|Kids Holocaust book Photo: Reuters|
|An effort to quell anti-semitism Photo: Reuters|
|New approach Photo: Reuters|
Germany launches comic book on Holocaust
New book part of effort to combat anti-semitism in Germany, which has a rapidly growing Jewish community; already available in Holland
German schools will launch a comic book next week that aims to teach above all underprivileged children about the Nazi era and the Holocaust.
Although German schools already make a big effort to give pupils a thorough education about the Nazi era, racist violence remains a problem, and the revival of Germany's Jewish community has brought a rise in anti-Semitism with it.
The Tintin-style comic book is called "The Search," and tells the story of Esther, a fictional Jewish survivor of the Holocaust.
Created by the Dutch cartoonist Eric Heuvel, it is already available in the Netherlands. Berlin's Anne Frank Centre, which is backing the project, thinks it will serve a purpose in Germany, too.

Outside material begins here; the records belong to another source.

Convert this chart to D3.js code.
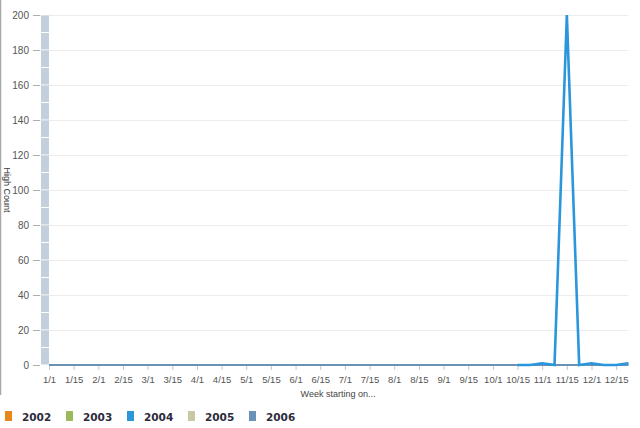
<!DOCTYPE html>
<html><head><meta charset="utf-8">
<script src="https://cdn.jsdelivr.net/npm/d3@7"></script>
<style>
html,body{margin:0;padding:0;background:#fff;}
svg{display:block;}
</style></head>
<body>
<svg id="chart" width="640" height="428"></svg>
<script>
// ---- data ----
const tickLabels = ["1/1","1/15","2/1","2/15","3/1","3/15","4/1","4/15","5/1","5/15","6/1","6/15",
  "7/1","7/15","8/1","8/15","9/1","9/15","10/1","10/15","11/1","11/15","12/1","12/15"];
const pointCount = 48;
const seriesNames = ["2002","2003","2004","2005","2006"];
const seriesColors = ["#e8861a","#9bbb59","#2a96dc","#c8c8a4","#6a92b4"];
const values2002 = [];
const values2003 = [];
const values2004 = [null,null,null,null,null,null,null,null,null,null,
  null,null,null,null,null,null,null,null,null,null,
  null,null,null,null,null,null,null,null,null,null,
  null,null,null,null,null,null,null,null,0,0,
  1,0,200,0,1,0,0,1];
const values2005 = [];
const values2006 = [0,0,0,0,0,0,0,0,0,0,0,0,0,0,0,0,0,0,0,0,0,0,0,0,
  0,0,0,0,0,0,0,0,0,0,0,0,0,0,0,0,0,0,0,0,0,0,0,0];
const sideBar = [200];
const yTicks = [0,20,40,60,80,100,120,140,160,180,200];

// ---- drawing ----
const svg = d3.select("#chart");
const x = d3.scalePoint().domain(d3.range(pointCount)).range([49, 628.5]);
const y = d3.scaleLinear().domain([0, 200]).range([365, 15]);

// left border
svg.append("line").attr("x1",0.5).attr("x2",0.5).attr("y1",0).attr("y2",395)
  .attr("stroke","#a8a8a8").attr("stroke-width",1.5);

// gridlines
svg.append("g").selectAll("line").data(yTicks.filter(d=>d>0)).join("line")
  .attr("x1",40).attr("x2",628).attr("y1",d=>Math.round(y(d))+0.5).attr("y2",d=>Math.round(y(d))+0.5)
  .attr("stroke","#ececec").attr("stroke-width",1);

// y axis
const yAxis = d3.axisLeft(y).tickValues(yTicks).tickSize(7).tickPadding(4);
const gy = svg.append("g").attr("transform","translate(40,0)").call(yAxis);
gy.select(".domain").remove();
gy.selectAll(".tick line").attr("stroke","#b0b0b0");
gy.selectAll(".tick text").attr("fill","#555").attr("font-family","Liberation Sans, Arial, sans-serif").attr("font-size","10px");

// side bar (stacked segments)
const segs = d3.range(0, sideBar[0], 10);
svg.append("g").selectAll("rect").data(segs).join("rect")
  .attr("x",41).attr("width",8)
  .attr("y",d=>y(d+10)+0.5).attr("height",d=>y(d)-y(d+10)-1)
  .attr("fill","#c3cfdc");

// x axis
const xAxis = d3.axisBottom(x).tickValues(d3.range(0,pointCount,2))
  .tickFormat(d=>tickLabels[d/2]).tickSize(4).tickPadding(6);
const gx = svg.append("g").attr("transform","translate(0,366)").call(xAxis);
gx.select(".domain").remove();
gx.selectAll(".tick line").attr("stroke","#c8c8c8");
gx.selectAll(".tick text").attr("fill","#555").attr("font-family","Liberation Sans, Arial, sans-serif").attr("font-size","9.5px");

// series lines
const allSeries = [values2002, values2003, values2004, values2005, values2006];
const drawOrder = [0,1,3,4,2];
const line = d3.line().defined(d=>d!=null).x((d,i)=>x(i)).y(d=>y(d));
drawOrder.forEach(k=>{
  const vals = allSeries[k];
  if (!vals.length) return;
  svg.append("path").datum(vals).attr("d",line).attr("fill","none")
    .attr("stroke",seriesColors[k]).attr("stroke-width", k===2?2.6:2)
    .attr("stroke-linejoin","miter").attr("stroke-miterlimit",20);
});

// axis titles
svg.append("text").attr("transform","translate(4,190) rotate(90)")
  .attr("text-anchor","middle").attr("font-family","Liberation Sans, Arial, sans-serif")
  .attr("font-size","9px").attr("fill","#333").text("High Count");
svg.append("text").attr("x",338).attr("y",397).attr("text-anchor","middle")
  .attr("font-family","Liberation Sans, Arial, sans-serif").attr("font-size","9px")
  .attr("fill","#444").text("Week starting on...");

// legend
const lg = svg.append("g").selectAll("g").data(seriesNames).join("g")
  .attr("transform",(d,i)=>`translate(${5+i*61},411)`);
lg.append("rect").attr("width",7).attr("height",10).attr("fill",(d,i)=>seriesColors[i]);
lg.append("text").attr("x",17).attr("y",9.5).attr("font-family","DejaVu Sans, Verdana, sans-serif")
  .attr("font-weight","bold").attr("font-size","10.5px").attr("fill","#2b2b3b").text(d=>d);
</script>
</body></html>
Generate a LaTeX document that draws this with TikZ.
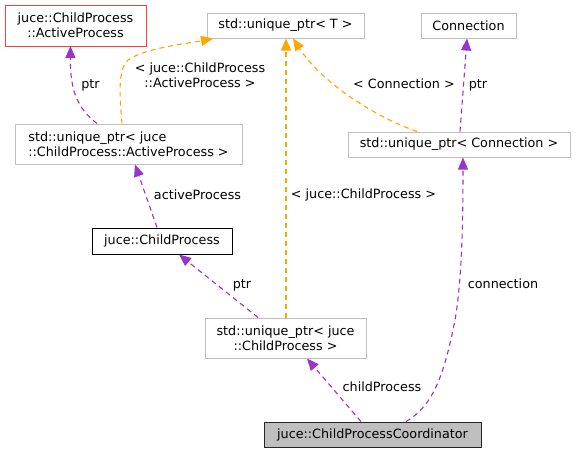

"There is not a major gap in the way Germany teaches the history of this era, but this is a new approach," said spokeswoman Melina Feingold, noting that the book could reach some of the children who are least interested in schoolwork:
"We hope the comic will get even underprivileged kids interested in learning about the Holocaust."
The 61-page book, already available in various European languages, will be used alongside worksheets in history classes at secondary schools in Berlin for six months, after which the project hopes to go nationwide.
The book, based on fact, describes how Jews in Germany and the Nazi-occupied Netherlands experienced the genocidal Nazi persecution that took the lives of 6 million European Jews.
It includes the Night of Broken Glass in November 1938, when Jews were beaten and their homes, businesses and synagogues were ransacked and, later on, the deportations to the Auschwitz concentration camp.
Through pictures and realistic dialogue, the book depicts the suffering and humiliation that Jews endured as they were stripped of their livelihoods, ostracized and, finally, sent to camps to be worked to death or gassed.
After five decades when it had only a handful of Jewish residents, Germany now has the world's fastest growing Jewish community, with 220,000 arriving from the former Soviet Union since 1990.
But violent anti-Semitic crime is also increasing. Last month, five Jewish teenagers were attacked by a group of punks and subjected to anti-Semitic abuse.
The new comic book is a sequel to Heuvel's "The Discovery," also aimed at school children, based on Jewish history in Europe from 1933 to 1940.